The second ground for refusing to order removal of the system, i.e., innocent mistake resulting in undue hardship, is absent. This case is easily distinguished from Loughlin v. Wright Machine Co., 273 Mass. 310 (1930), where the defendant's predecessor in title constructed a sewer, part of which passed through a six-inch strip of land owned by a plaintiff's predecessor in title. Refusing to issue a mandatory injunction, the court held:

"In respect to the relief sought by way of prohibitory injunction against the continuance of the trespasses arising from the continuance of the sewer pipes, and a mandatory injunction requiring the removal of the sewer pipes on the plaintiff's premises and a restoration of the land which has been disturbed by the defendant in the use and maintenance of said sewer pipes, we are of opinion, in view of the facts that the trespass was unintentional, that the plaintiff was not deprived of any beneficial use of the strip by the passing through it of sewer pipes, that no complaint of such use was made for many years by the plaintiff or his predecessors in title of the six-inch strip of land, that a construction of a new sewer to Armory Street would involve large expense to the defendant beyond the small cost of removing the portion of the sewers on the land of the plaintiff, and that this case is within the class of cases where injunctive relief should be refused ...." Id. at 315-16.

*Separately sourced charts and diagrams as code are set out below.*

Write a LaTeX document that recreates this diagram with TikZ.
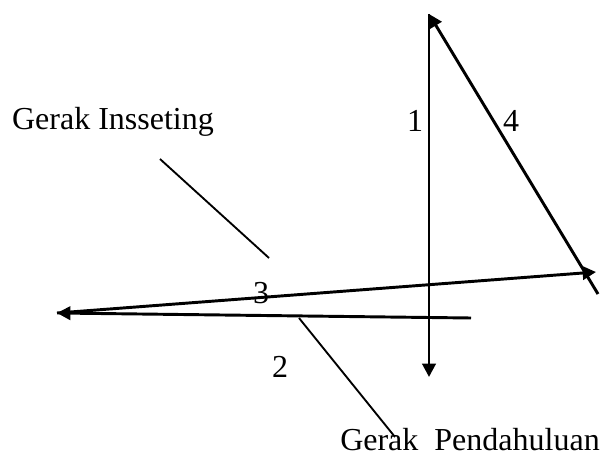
\documentclass[tikz,border=0pt]{standalone}
\usepackage{fontspec}
\setmainfont{Liberation Serif}
\usetikzlibrary{positioning, arrows.meta}

\begin{document}
\begin{tikzpicture}[x=0.375pt, y=-0.375pt, font=\fontsize{12}{14}\selectfont,
  move/.style={line width=1.1pt, -{Triangle[length=5pt, width=5pt]}},
  pointer/.style={line width=0.7pt}]
\useasboundingbox (0,0) rectangle (606,456);

% ends of the movement lines
\coordinate (top) at (429,14);
\coordinate (bottom) at (429,377);
\coordinate (left) at (57,313);
\coordinate (right) at (596,272);
\coordinate (tail4) at (598,294);
\coordinate (tail2) at (471,318);

\draw[move] (top) -- (bottom);
\draw[move] (tail2) -- (left);
\draw[move] (left) -- (right);
\draw[move] (tail4) -- (top);

% numbers
\node (n1) at (415,121) {1};
\node (n4) at (511,121) {4};
\node (n3) at (261,293) {3};
\node (n2) at (280,367) {2};

% labels and their pointers
\node (inset) at (113,122) {Gerak Insseting};
\node (pend) at (470,440) {Gerak~~Pendahuluan};
\coordinate (insetA) at (160,159);
\coordinate (insetB) at (269,258);
\coordinate (pendA) at (299,318);
\draw[pointer] (insetA) -- (insetB);
\draw[pointer] (pendA) -- (395,437);
\end{tikzpicture}
\end{document}
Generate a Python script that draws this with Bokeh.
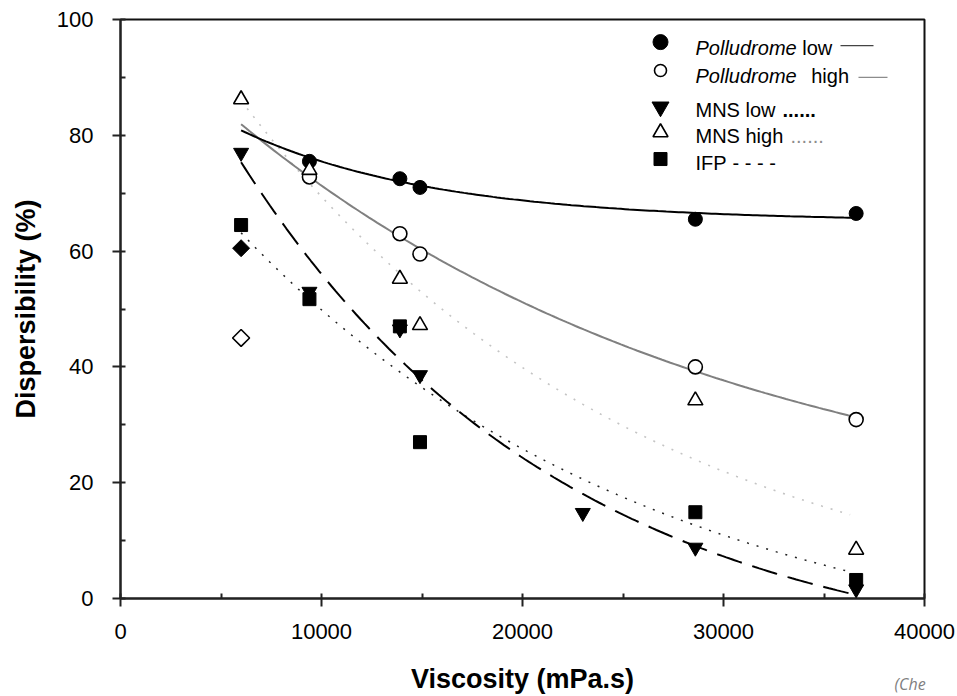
import numpy as np
from bokeh.plotting import figure
from bokeh.models import Range1d, SingleIntervalTicker, NumeralTickFormatter, Label
from bokeh.core.properties import value
from bokeh.embed import file_html
from bokeh.resources import INLINE

# ---------------- data ----------------
pl_x = [9400, 13900, 14900, 28600, 36600]
pl_low = [75.5, 72.5, 71.0, 65.5, 66.5]
pl_high = [72.8, 63.0, 59.5, 40.0, 30.9]

mns_low_x = [6000, 9400, 13900, 14900, 23000, 28600, 36600]
mns_low = [77.0, 53.0, 46.5, 38.6, 14.8, 8.8, 1.6]

mns_high_x = [6000, 9400, 13900, 14900, 28600, 36600]
mns_high = [86.2, 74.0, 55.2, 47.2, 34.2, 8.4]

ifp_x = [6000, 9400, 13900, 14900, 28600, 36600]
ifp = [64.5, 51.7, 47.0, 27.0, 14.9, 3.2]

extra_x = [6000]
diamond_filled = [60.5]
diamond_open = [45.0]

# trend-line positions
tr_pl_low_x = [6000, 9400, 13900, 14900, 28600, 36600]
tr_pl_low_y = [81.0, 75.8, 72.3, 71.3, 66.6, 65.7]
tr_pl_high_x = [6000, 9400, 13900, 14900, 28600, 36600]
tr_pl_high_y = [82.0, 73.0, 62.5, 59.8, 40.0, 30.9]
tr_dash_x = [6000, 7630, 11230, 14840, 20900, 23380, 28690, 36480]
tr_dash_y = [76.0, 66.5, 50.4, 37.8, 23.1, 17.9, 8.7, 0.4]
tr_dot_x = [6300, 8540, 10200, 13050, 16915, 20900, 25120, 28500, 36300]
tr_dot_y = [62.0, 54.7, 49.0, 41.5, 32.0, 23.7, 17.4, 13.3, 4.4]
tr_gdot_x = [6300, 10610, 15590, 20900, 27530, 36300]
tr_gdot_y = [84.6, 67.4, 50.9, 37.5, 26.3, 14.2]

x_ticks_interval = 10000
y_ticks_interval = 20

FONT = "Liberation Sans"


def trend(xs, ys, x0, x1):
    """Least-squares fit of y = y0 + a*exp(-b*x) to the read positions."""
    xs = np.asarray(xs, float)
    ys = np.asarray(ys, float)
    best = None
    for b in np.geomspace(1e-6, 1e-3, 600):
        A = np.column_stack([np.ones_like(xs), np.exp(-b * xs)])
        coef = np.linalg.lstsq(A, ys, rcond=None)[0]
        err = float(np.sum((A @ coef - ys) ** 2))
        if best is None or err < best[0]:
            best = (err, b, coef)
    _, b, coef = best
    xx = np.linspace(x0, x1, 150)
    return xx, coef[0] + coef[1] * np.exp(-b * xx)


p = figure(width=957, height=696, output_backend="svg", toolbar_location=None,
           x_range=Range1d(0, 40000), y_range=Range1d(0, 100),
           min_border_left=120, min_border_right=33, min_border_top=19,
           min_border_bottom=97)
p.grid.visible = False
p.outline_line_color = "#111111"
p.outline_line_width = 2
p.background_fill_color = "white"
p.border_fill_color = "white"

for ax in (p.xaxis[0], p.yaxis[0]):
    ax.axis_line_color = "#222222"
    ax.axis_line_width = 2
    ax.major_tick_line_color = "#222222"
    ax.major_tick_line_width = 2
    ax.minor_tick_line_color = "#222222"
    ax.minor_tick_line_width = 2
    ax.major_tick_in = 0
    ax.major_tick_out = 8
    ax.minor_tick_in = 5
    ax.minor_tick_out = 0
    ax.major_label_text_font = FONT
    ax.major_label_text_font_size = "22px"
    ax.major_label_text_color = "black"
    ax.axis_label_text_font = FONT
    ax.axis_label_text_font_size = "27px"
    ax.axis_label_text_font_style = "bold"
    ax.axis_label_text_color = "black"

p.xaxis.major_label_standoff = 17
p.yaxis.major_label_standoff = 19
p.xaxis.ticker = SingleIntervalTicker(interval=x_ticks_interval, num_minor_ticks=2)
p.yaxis.ticker = SingleIntervalTicker(interval=y_ticks_interval, num_minor_ticks=2)
p.xaxis.formatter = NumeralTickFormatter(format="0")
p.xaxis.axis_label = "Viscosity (mPa.s)"
p.yaxis.axis_label = "Dispersibility (%)"
p.xaxis.axis_label_standoff = 22
p.yaxis.axis_label_standoff = 13

# ---------------- trend lines ----------------
xx, yy = trend(tr_gdot_x, tr_gdot_y, 6300, 36300)
p.line(xx, yy, line_color="#c4c4c4", line_width=1.6, line_dash="2 8")
xx, yy = trend(tr_dot_x, tr_dot_y, 6000, 36300)
p.line(xx, yy, line_color="#222222", line_width=1.5, line_dash="2 8")
xx, yy = trend(tr_dash_x, tr_dash_y, 6000, 36480)
p.line(xx, yy, line_color="black", line_width=2, line_dash="26 11")
xx, yy = trend(tr_pl_high_x, tr_pl_high_y, 6000, 36600)
p.line(xx, yy, line_color="#808080", line_width=2)
xx, yy = trend(tr_pl_low_x, tr_pl_low_y, 6000, 36600)
p.line(xx, yy, line_color="black", line_width=2)

# ---------------- markers ----------------
p.scatter(pl_x, pl_low, marker="circle", size=14, fill_color="black", line_color="black")
p.scatter(pl_x, pl_high, marker="circle", size=14, fill_color="white", line_color="black", line_width=1.6)
p.scatter(mns_high_x, mns_high, marker="triangle", size=15, fill_color="white", line_color="black", line_width=1.6)
p.scatter(mns_low_x, mns_low, marker="inverted_triangle", size=15, fill_color="black", line_color="black")
p.scatter(ifp_x, ifp, marker="square", size=13, fill_color="black", line_color="black")
p.scatter(extra_x, diamond_filled, marker="square", angle=np.pi / 4, size=12, fill_color="black", line_color="black")
p.scatter(extra_x, diamond_open, marker="square", angle=np.pi / 4, size=12, fill_color="white", line_color="black", line_width=1.6)

# ---------------- legend (drawn as in the picture) ----------------
leg_marker_x = 26866
leg_text_x = 28607
p.scatter([leg_marker_x], [96.1], marker="circle", size=15, fill_color="black", line_color="black")
p.scatter([leg_marker_x], [91.2], marker="circle", size=12, fill_color="white", line_color="black", line_width=1.6)
p.scatter([leg_marker_x], [84.9], marker="inverted_triangle", size=17, fill_color="black", line_color="black")
p.scatter([leg_marker_x], [80.5], marker="triangle", size=15, fill_color="white", line_color="black", line_width=1.6)
p.scatter([leg_marker_x], [75.9], marker="square", size=13, fill_color="black", line_color="black")

row_y = [95.1, 90.2, 84.4, 79.8, 75.3]   # text baselines of the five rows
common = dict(text_font=value(FONT), text_font_size="20px", text_baseline="alphabetic",
              text_align="left")
p.text([leg_text_x, leg_text_x], row_y[0:2], text=["Polludrome", "Polludrome"],
       text_font_style="italic", text_color="black", **common)
p.text([33915, 34363], row_y[0:2], text=["low", "high"], text_color="black", **common)
p.segment([35821], [row_y[0] + 0.4], [37463], [row_y[0] + 0.4], line_color="#444444", line_width=1.2)
p.segment([36716], [row_y[1] - 0.2], [38159], [row_y[1] - 0.2], line_color="#8c8c8c", line_width=1.2)
p.text([leg_text_x, leg_text_x, leg_text_x], row_y[2:5],
       text=["MNS low", "MNS high", "IFP"], text_color="black", **common)
p.text([32935], [row_y[2]], text=["......"], text_font_style="bold", text_color="black", **common)
p.text([33333], [row_y[3]], text=["......"], text_color="#8c8c8c", **common)
p.text([30448], [row_y[4]], text=["- - - -"], text_color="black", **common)

# source note at the bottom-right corner (placed in a side panel so it is not clipped)
p.add_layout(Label(x=38507, y=-16.6, x_units="data", y_units="data", text="(Che",
                   text_font="Open Sans", text_font_size="16px", text_font_style="italic",
                   text_color="#7f7f7f", text_baseline="bottom"), "right")

open("out.html", "w").write(file_html(p, INLINE))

It does not follow, however, that the plaintiff is entitled to more than nominal damages. He contends that there is a demand for parking in the Chelmsford business district which makes the locus peculiarly valuable. Before this use would be feasible, a considerable sum of money would have to be expended on the premises. Moreover, the extent of the plaintiff’s present parking lot and the volume of traffic therein casts doubt on the need for additional parking spaces. Be that as it may, the plaintiff did not sustain the burden of proof as to damages which "must be reasonably ascertainable from the evidence." Dalton v. Demos Brothers General Contractors, Inc., 334 Mass. 377 , 378 (1956).

Judgment accordingly.


[Note 1] All recording references are to said Deeds unless otherwise noted in this decision.